### Brief
Would you quote every entry exactly, dropping only the pictures?
== Dataset excerpts
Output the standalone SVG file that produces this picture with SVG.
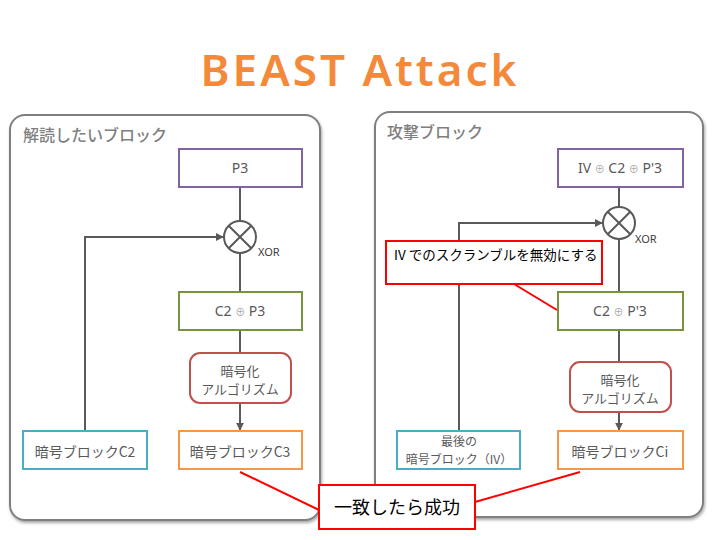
<svg xmlns="http://www.w3.org/2000/svg" width="720" height="540" viewBox="0 0 720 540">
<defs>
<filter id="sh" x="-5%" y="-5%" width="110%" height="110%">
<feDropShadow dx="1" dy="2" stdDeviation="1.5" flood-color="#000" flood-opacity="0.35"/>
</filter>
<marker id="ar" viewBox="0 0 10 10" refX="9" refY="5" markerWidth="4" markerHeight="4" orient="auto">
<path d="M0,0 L10,5 L0,10 z" fill="#595959"/>
</marker>
</defs>
<style>
.panel{fill:#fff;stroke:#7f7f7f;stroke-width:2}
.ptitle{font-family:"Noto Sans CJK JP",sans-serif;font-size:16px;fill:#7f7f7f;font-weight:500}
.box{fill:#fff;stroke-width:2}
.t{font-family:"Noto Sans","Noto Sans CJK JP",sans-serif;font-size:14px;fill:#595959;text-anchor:middle}
.tj{font-family:"Noto Sans CJK JP",sans-serif;font-size:14px;fill:#595959;text-anchor:middle}
.tj2{font-family:"Noto Sans CJK JP",sans-serif;font-size:13px;fill:#595959;text-anchor:middle}
.tj3{font-family:"Noto Sans CJK JP",sans-serif;font-size:12px;fill:#595959;text-anchor:middle}
.op{font-size:10px;fill:#a6a6a6}
.ln{stroke:#595959;stroke-width:2;fill:none}
.red{stroke:#ff0000;stroke-width:2;fill:none}
.xor{font-family:"Noto Sans",sans-serif;font-size:11px;fill:#404040}
</style>
<text x="360" y="86" text-anchor="middle" font-family="Noto Sans, sans-serif" font-weight="600" font-size="44" letter-spacing="3" fill="#f4893a">BEAST Attack</text>

<g id="panel-left">
<rect class="panel" x="10" y="115" width="310" height="405" rx="15" filter="url(#sh)"/>
<text class="ptitle" x="23" y="141">解読したいブロック</text>
</g>
<g id="panel-right">
<rect class="panel" x="375" y="112" width="328" height="405" rx="15" filter="url(#sh)"/>
<text class="ptitle" x="387" y="138">攻撃ブロック</text>
</g>

<g id="connectors">
<line class="ln" x1="240" y1="187" x2="240" y2="221"/>
<line class="ln" x1="240" y1="253" x2="240" y2="291"/>
<line class="ln" x1="240" y1="330" x2="240" y2="353"/>
<line class="ln" x1="240" y1="403" x2="240" y2="430" marker-end="url(#ar)"/>
<polyline class="ln" points="85,431 85,237 223,237" marker-end="url(#ar)"/>
<line class="ln" x1="619" y1="187" x2="619" y2="207"/>
<line class="ln" x1="619" y1="239" x2="619" y2="292"/>
<line class="ln" x1="619" y1="330" x2="619" y2="362"/>
<line class="ln" x1="619" y1="412" x2="619" y2="430" marker-end="url(#ar)"/>
<polyline class="ln" points="459,431 459,223 602,223" marker-end="url(#ar)"/>
<line class="red" x1="240" y1="472" x2="319" y2="510"/>
<line class="red" x1="580" y1="472" x2="475" y2="502"/>
<line class="red" x1="514" y1="284" x2="557" y2="310"/>
</g>

<g id="xor-left">
<circle cx="240" cy="237" r="16" fill="#fff" stroke="#595959" stroke-width="2"/>
<path d="M228.7,225.7 L251.3,248.3 M251.3,225.7 L228.7,248.3" stroke="#595959" stroke-width="2"/>
<text class="xor" x="258" y="256">XOR</text>
</g>
<g id="xor-right">
<circle cx="619" cy="223" r="16" fill="#fff" stroke="#595959" stroke-width="2"/>
<path d="M607.7,211.7 L630.3,234.3 M630.3,211.7 L607.7,234.3" stroke="#595959" stroke-width="2"/>
<text class="xor" x="635" y="243">XOR</text>
</g>

<g id="p3">
<rect class="box" x="179" y="149" width="123" height="38" stroke="#8064a2"/>
<text class="t" x="240" y="173">P3</text>
</g>
<g id="c2xp3">
<rect class="box" x="179" y="292" width="123" height="38" stroke="#77933c"/>
<text class="t" x="240" y="316">C2 <tspan class="op">⊕</tspan> P3</text>
</g>
<g id="enc-left">
<rect class="box" x="190" y="353" width="101" height="50" rx="10" stroke="#c0504d"/>
<text class="tj2" x="240" y="376">暗号化</text>
<text class="tj2" x="240" y="394">アルゴリズム</text>
</g>
<g id="c3">
<rect class="box" x="179" y="431" width="123" height="38" stroke="#f79646"/>
<text class="tj" x="240" y="457">暗号ブロックC3</text>
</g>
<g id="c2">
<rect class="box" x="23" y="431" width="124" height="38" stroke="#4bacc6"/>
<text class="tj" x="85" y="457">暗号ブロックC2</text>
</g>

<g id="ivc2p3">
<rect class="box" x="558" y="149" width="125" height="38" stroke="#8064a2"/>
<text class="t" x="620" y="173">IV <tspan class="op">⊕</tspan> C2 <tspan class="op">⊕</tspan> P'3</text>
</g>
<g id="c2xpp3">
<rect class="box" x="558" y="292" width="125" height="38" stroke="#77933c"/>
<text class="t" x="620" y="316">C2 <tspan class="op">⊕</tspan> P'3</text>
</g>
<g id="enc-right">
<rect class="box" x="570" y="362" width="101" height="50" rx="10" stroke="#c0504d"/>
<text class="tj2" x="620" y="385">暗号化</text>
<text class="tj2" x="620" y="403">アルゴリズム</text>
</g>
<g id="ci">
<rect class="box" x="558" y="431" width="125" height="38" stroke="#f79646"/>
<text class="tj" x="620" y="457">暗号ブロックCi</text>
</g>
<g id="iv">
<rect class="box" x="397" y="431" width="123" height="38" stroke="#4bacc6"/>
<text class="tj3" x="459" y="446">最後の</text>
<text class="tj3" x="459" y="464">暗号ブロック（IV）</text>
</g>

<g id="note-iv">
<rect x="386" y="241" width="216" height="43" fill="#fff" stroke="#ff0000" stroke-width="2"/>
<text x="394" y="260" font-family="Noto Sans CJK JP, sans-serif" font-size="13.5" fill="#000">IV でのスクランブルを無効にする</text>
</g>
<g id="note-match">
<rect x="319" y="485" width="156" height="44" fill="#fff" stroke="#ff0000" stroke-width="2"/>
<text x="397" y="514" text-anchor="middle" font-family="Noto Sans CJK JP, sans-serif" font-size="18" fill="#000">一致したら成功</text>
</g>
</svg>
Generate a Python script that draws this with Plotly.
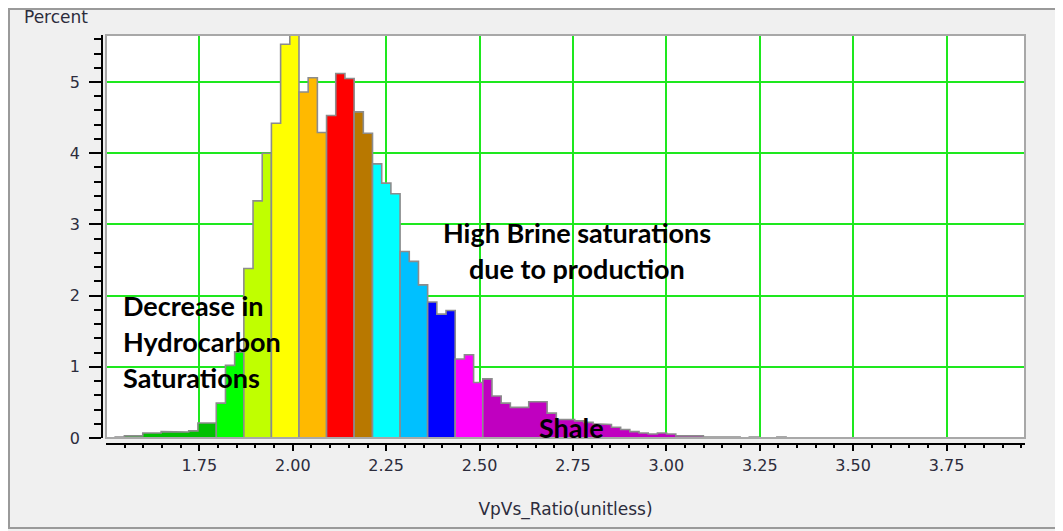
====
### Result
Output the standalone SVG file that produces this picture with SVG.
<svg xmlns="http://www.w3.org/2000/svg" width="720" height="540" viewBox="0 0 720 540">
<defs>
<filter id="sh" x="-5%" y="-5%" width="110%" height="110%">
<feDropShadow dx="1" dy="2" stdDeviation="1.5" flood-color="#000" flood-opacity="0.35"/>
</filter>
<marker id="ar" viewBox="0 0 10 10" refX="9" refY="5" markerWidth="4" markerHeight="4" orient="auto">
<path d="M0,0 L10,5 L0,10 z" fill="#595959"/>
</marker>
</defs>
<style>
.panel{fill:#fff;stroke:#7f7f7f;stroke-width:2}
.ptitle{font-family:"Noto Sans CJK JP",sans-serif;font-size:16px;fill:#7f7f7f;font-weight:500}
.box{fill:#fff;stroke-width:2}
.t{font-family:"Noto Sans","Noto Sans CJK JP",sans-serif;font-size:14px;fill:#595959;text-anchor:middle}
.tj{font-family:"Noto Sans CJK JP",sans-serif;font-size:14px;fill:#595959;text-anchor:middle}
.tj2{font-family:"Noto Sans CJK JP",sans-serif;font-size:13px;fill:#595959;text-anchor:middle}
.tj3{font-family:"Noto Sans CJK JP",sans-serif;font-size:12px;fill:#595959;text-anchor:middle}
.op{font-size:10px;fill:#a6a6a6}
.ln{stroke:#595959;stroke-width:2;fill:none}
.red{stroke:#ff0000;stroke-width:2;fill:none}
.xor{font-family:"Noto Sans",sans-serif;font-size:11px;fill:#404040}
</style>
<text x="360" y="86" text-anchor="middle" font-family="Noto Sans, sans-serif" font-weight="600" font-size="44" letter-spacing="3" fill="#f4893a">BEAST Attack</text>

<g id="panel-left">
<rect class="panel" x="10" y="115" width="310" height="405" rx="15" filter="url(#sh)"/>
<text class="ptitle" x="23" y="141">解読したいブロック</text>
</g>
<g id="panel-right">
<rect class="panel" x="375" y="112" width="328" height="405" rx="15" filter="url(#sh)"/>
<text class="ptitle" x="387" y="138">攻撃ブロック</text>
</g>

<g id="connectors">
<line class="ln" x1="240" y1="187" x2="240" y2="221"/>
<line class="ln" x1="240" y1="253" x2="240" y2="291"/>
<line class="ln" x1="240" y1="330" x2="240" y2="353"/>
<line class="ln" x1="240" y1="403" x2="240" y2="430" marker-end="url(#ar)"/>
<polyline class="ln" points="85,431 85,237 223,237" marker-end="url(#ar)"/>
<line class="ln" x1="619" y1="187" x2="619" y2="207"/>
<line class="ln" x1="619" y1="239" x2="619" y2="292"/>
<line class="ln" x1="619" y1="330" x2="619" y2="362"/>
<line class="ln" x1="619" y1="412" x2="619" y2="430" marker-end="url(#ar)"/>
<polyline class="ln" points="459,431 459,223 602,223" marker-end="url(#ar)"/>
<line class="red" x1="240" y1="472" x2="319" y2="510"/>
<line class="red" x1="580" y1="472" x2="475" y2="502"/>
<line class="red" x1="514" y1="284" x2="557" y2="310"/>
</g>

<g id="xor-left">
<circle cx="240" cy="237" r="16" fill="#fff" stroke="#595959" stroke-width="2"/>
<path d="M228.7,225.7 L251.3,248.3 M251.3,225.7 L228.7,248.3" stroke="#595959" stroke-width="2"/>
<text class="xor" x="258" y="256">XOR</text>
</g>
<g id="xor-right">
<circle cx="619" cy="223" r="16" fill="#fff" stroke="#595959" stroke-width="2"/>
<path d="M607.7,211.7 L630.3,234.3 M630.3,211.7 L607.7,234.3" stroke="#595959" stroke-width="2"/>
<text class="xor" x="635" y="243">XOR</text>
</g>

<g id="p3">
<rect class="box" x="179" y="149" width="123" height="38" stroke="#8064a2"/>
<text class="t" x="240" y="173">P3</text>
</g>
<g id="c2xp3">
<rect class="box" x="179" y="292" width="123" height="38" stroke="#77933c"/>
<text class="t" x="240" y="316">C2 <tspan class="op">⊕</tspan> P3</text>
</g>
<g id="enc-left">
<rect class="box" x="190" y="353" width="101" height="50" rx="10" stroke="#c0504d"/>
<text class="tj2" x="240" y="376">暗号化</text>
<text class="tj2" x="240" y="394">アルゴリズム</text>
</g>
<g id="c3">
<rect class="box" x="179" y="431" width="123" height="38" stroke="#f79646"/>
<text class="tj" x="240" y="457">暗号ブロックC3</text>
</g>
<g id="c2">
<rect class="box" x="23" y="431" width="124" height="38" stroke="#4bacc6"/>
<text class="tj" x="85" y="457">暗号ブロックC2</text>
</g>

<g id="ivc2p3">
<rect class="box" x="558" y="149" width="125" height="38" stroke="#8064a2"/>
<text class="t" x="620" y="173">IV <tspan class="op">⊕</tspan> C2 <tspan class="op">⊕</tspan> P'3</text>
</g>
<g id="c2xpp3">
<rect class="box" x="558" y="292" width="125" height="38" stroke="#77933c"/>
<text class="t" x="620" y="316">C2 <tspan class="op">⊕</tspan> P'3</text>
</g>
<g id="enc-right">
<rect class="box" x="570" y="362" width="101" height="50" rx="10" stroke="#c0504d"/>
<text class="tj2" x="620" y="385">暗号化</text>
<text class="tj2" x="620" y="403">アルゴリズム</text>
</g>
<g id="ci">
<rect class="box" x="558" y="431" width="125" height="38" stroke="#f79646"/>
<text class="tj" x="620" y="457">暗号ブロックCi</text>
</g>
<g id="iv">
<rect class="box" x="397" y="431" width="123" height="38" stroke="#4bacc6"/>
<text class="tj3" x="459" y="446">最後の</text>
<text class="tj3" x="459" y="464">暗号ブロック（IV）</text>
</g>

<g id="note-iv">
<rect x="386" y="241" width="216" height="43" fill="#fff" stroke="#ff0000" stroke-width="2"/>
<text x="394" y="260" font-family="Noto Sans CJK JP, sans-serif" font-size="13.5" fill="#000">IV でのスクランブルを無効にする</text>
</g>
<g id="note-match">
<rect x="319" y="485" width="156" height="44" fill="#fff" stroke="#ff0000" stroke-width="2"/>
<text x="397" y="514" text-anchor="middle" font-family="Noto Sans CJK JP, sans-serif" font-size="18" fill="#000">一致したら成功</text>
</g>
</svg>
Generate a Python script that draws this with Plotly.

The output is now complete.